# Exercise objective
Omit every picture, and retype the lines that run from the beginning of the data below through the line containing "return v / 9.0", inclusive.

# Data extract
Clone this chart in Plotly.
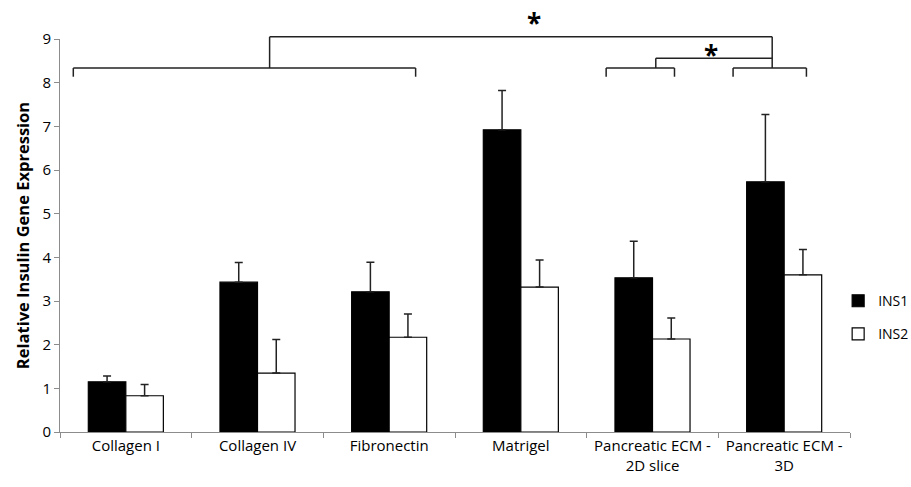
import plotly.graph_objects as go

categories = ["Collagen I", "Collagen IV", "Fibronectin", "Matrigel",
              "Pancreatic ECM -<br>2D slice", "Pancreatic ECM -<br>3D"]
ins1 = [1.15, 3.43, 3.21, 6.92, 3.53, 5.73]
ins1_err = [0.13, 0.45, 0.68, 0.90, 0.84, 1.54]
ins2 = [0.83, 1.35, 2.17, 3.32, 2.13, 3.60]
ins2_err = [0.26, 0.77, 0.53, 0.62, 0.48, 0.58]
y_ticks = [0, 1, 2, 3, 4, 5, 6, 7, 8, 9]

FONT = "Open Sans"
fig = go.Figure()
fig.add_trace(go.Bar(
    name="INS1", x=categories, y=ins1, legendgroup="a",
    marker=dict(color="black", line=dict(color="black", width=1.2)),
    error_y=dict(type="data", array=ins1_err, arrayminus=[0]*6, symmetric=False,
                 color="#222", thickness=1.5, width=4),
))
fig.add_trace(go.Bar(
    name="INS2", x=categories, y=ins2, legendgroup="b",
    marker=dict(color="white", line=dict(color="black", width=1.2)),
    error_y=dict(type="data", array=ins2_err, arrayminus=[0]*6, symmetric=False,
                 color="#222", thickness=1.5, width=4),
))

def py(v):
    return v / 9.0

line = dict(color="#222", width=1.5)
segs = [
    (-0.399, 8.136, -0.399, 8.335), (-0.399, 8.335, 2.201, 8.335), (2.201, 8.335, 2.201, 8.136),
    (1.092, 8.335, 1.092, 9.05), (1.092, 9.05, 4.909, 9.05), (4.909, 9.05, 4.909, 8.335),
    (3.648, 8.136, 3.648, 8.335), (3.648, 8.335, 4.167, 8.335), (4.167, 8.335, 4.167, 8.136),
    (4.025, 8.335, 4.025, 8.557), (4.025, 8.557, 4.909, 8.557),
    (4.612, 8.136, 4.612, 8.335), (4.612, 8.335, 5.169, 8.335), (5.169, 8.335, 5.169, 8.136),
]
for x0, y0, x1, y1 in segs:
    fig.add_shape(type="line", xref="x", yref="paper", x0=x0, x1=x1, y0=py(y0), y1=py(y1), line=line)

fig.add_annotation(x=3.101, y=py(9.366), xref="x", yref="paper", yanchor="middle", text="<b>*</b>",
                   showarrow=False, font=dict(size=26, color="black", family=FONT))
fig.add_annotation(x=4.441, y=py(8.64), xref="x", yref="paper", yanchor="middle", text="<b>*</b>",
                   showarrow=False, font=dict(size=26, color="black", family=FONT))

fig.update_layout(
    width=911, height=487,
    margin=dict(l=60, r=61, t=39, b=55, autoexpand=False),
    paper_bgcolor="white", plot_bgcolor="white",
    barmode="group", bargap=0.43, bargroupgap=0,
    font=dict(family=FONT, size=15, color="black"),
    showlegend=True,
    legend=dict(x=0.985, y=0.291, xanchor="left", yanchor="middle",
                font=dict(size=14, family=FONT), tracegroupgap=12, itemwidth=30),
    xaxis=dict(type="category", range=[-0.5, 5.5], showline=True, linecolor="#8c8c8c", linewidth=1,
               ticks="outside", tickson="boundaries", ticklen=5, tickcolor="#8c8c8c",
               tickfont=dict(size=15, family=FONT), showgrid=False, automargin=False),
    yaxis=dict(range=[0, 9], tickvals=y_ticks, showline=True, linecolor="#8c8c8c", linewidth=1,
               ticks="outside", ticklen=5, tickcolor="#8c8c8c", showgrid=False, zeroline=False,
               tickfont=dict(size=15, family=FONT), automargin=False,
               title=dict(text="<b>Relative Insulin Gene Expression</b>", font=dict(size=16.5, family=FONT),
                          standoff=8)),
)
# remove the default 8px page margin so the 911x487 figure fills the window
fig.write_html("out.html", config={"displayModeBar": False},
               post_script="document.body.style.margin='0px';")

# Written reply
Clone this chart in Plotly.
import plotly.graph_objects as go

categories = ["Collagen I", "Collagen IV", "Fibronectin", "Matrigel",
              "Pancreatic ECM -<br>2D slice", "Pancreatic ECM -<br>3D"]
ins1 = [1.15, 3.43, 3.21, 6.92, 3.53, 5.73]
ins1_err = [0.13, 0.45, 0.68, 0.90, 0.84, 1.54]
ins2 = [0.83, 1.35, 2.17, 3.32, 2.13, 3.60]
ins2_err = [0.26, 0.77, 0.53, 0.62, 0.48, 0.58]
y_ticks = [0, 1, 2, 3, 4, 5, 6, 7, 8, 9]

FONT = "Open Sans"
fig = go.Figure()
fig.add_trace(go.Bar(
    name="INS1", x=categories, y=ins1, legendgroup="a",
    marker=dict(color="black", line=dict(color="black", width=1.2)),
    error_y=dict(type="data", array=ins1_err, arrayminus=[0]*6, symmetric=False,
                 color="#222", thickness=1.5, width=4),
))
fig.add_trace(go.Bar(
    name="INS2", x=categories, y=ins2, legendgroup="b",
    marker=dict(color="white", line=dict(color="black", width=1.2)),
    error_y=dict(type="data", array=ins2_err, arrayminus=[0]*6, symmetric=False,
                 color="#222", thickness=1.5, width=4),
))

def py(v):
    return v / 9.0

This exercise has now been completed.